There are real legitimate pieces of evidence but some people would rather point at the silly stuff because it’s easy to dismiss that. And then they dismiss the entire argument without ever acknowledging the other evidence exists.

Of course, there’s no way that Edward de Vere, who died in 1604, could have published the First Folio in 1623. So obviously it must have been William Shakespeare, who died in 1616, who must have published the First Folio in 1623.

Name three.

I have yet to see any Oxfordian or Baconian to ever offer the slightest evidence at all.

So, do you have anyone who lived at the time writing that “Shakespeare’s plays were not written by Shakespeare”?

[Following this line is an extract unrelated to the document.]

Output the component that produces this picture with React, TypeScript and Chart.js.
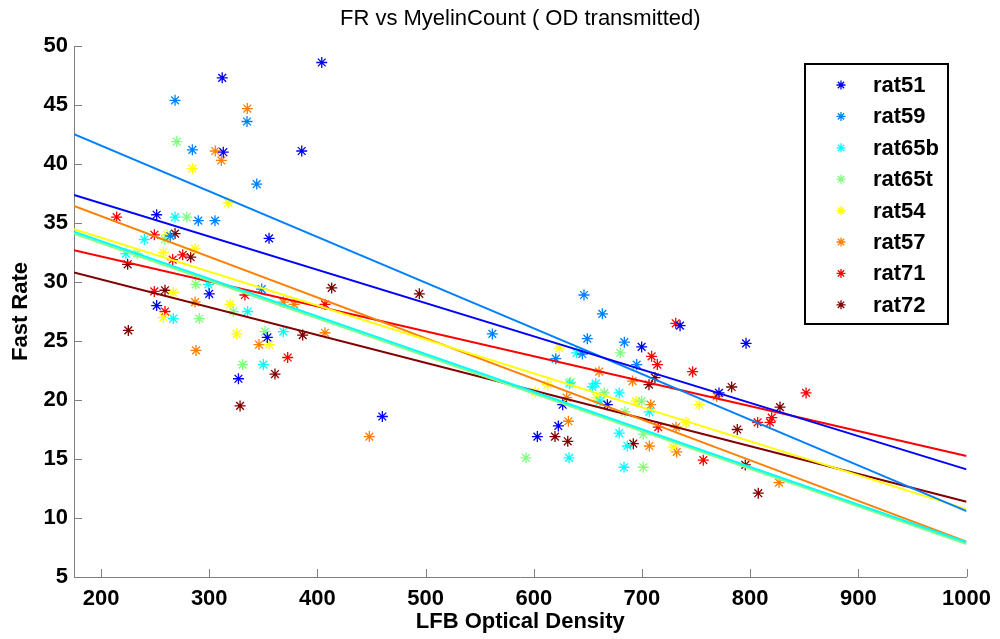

Do you have anything written by Oxford saying, “I wrote X, the play attributed to William Shakespeare”?

Name three pieces of actual evidence for the Oxford (or Bacon) claim.

(sounds of crickets chirping)

Actually there’s amazingly little evidence.

Nobody’s disputing that there was a person named William Shakespeare from Stratford-upon-Avon who also lived in London. And nobody’s disputing that somebody wrote the plays and poems that are now attributed to William Shakespeare. But the connection between the William Shakespeare from Stratford-upon-Avon and the William Shakespeare who wrote the plays is surprisingly small. Nobody connected the two men in Shakespeare’s lifetime. It basically comes down to one person, Ben Jonson, who identified the playwright as being from Stratford-upon-Avon in 1623.

Tell the crickets to quiet down.

Edward de Vere was known as a poet and playwright. But he stopped publically writing when it became dangerous. But there are contemporary references that he continued to write under a pseudonym.

The plays were originally published under the name Shake-spear not William Shakespeare. References in the works show that the writer pronounced his name Shake-spear with spear rhyming with deer. Edward de Vere’s coat of arms was an arm shaking a spear. William Shakespeare actually signed his name Shaksper or Shaxper and pronounced it to rhyme with Baxter.

There have been a large number of words that have been attributed to Shakespeare’s invention. He was supposedly the first person to ever use them. But people have since found out that they many of these words were not first used in a work by Shakespeare - they first appeared in early works by Edward de Vere.

Examinations of Edward de Vere’s personal library have found that quotes, characters, and plotlines that appeared in Shakespeare’s plays have been underlined in de Vere’s books. So apparently whoever wrote the Shakespeare plays was doing a lot of research of de Vere’s library.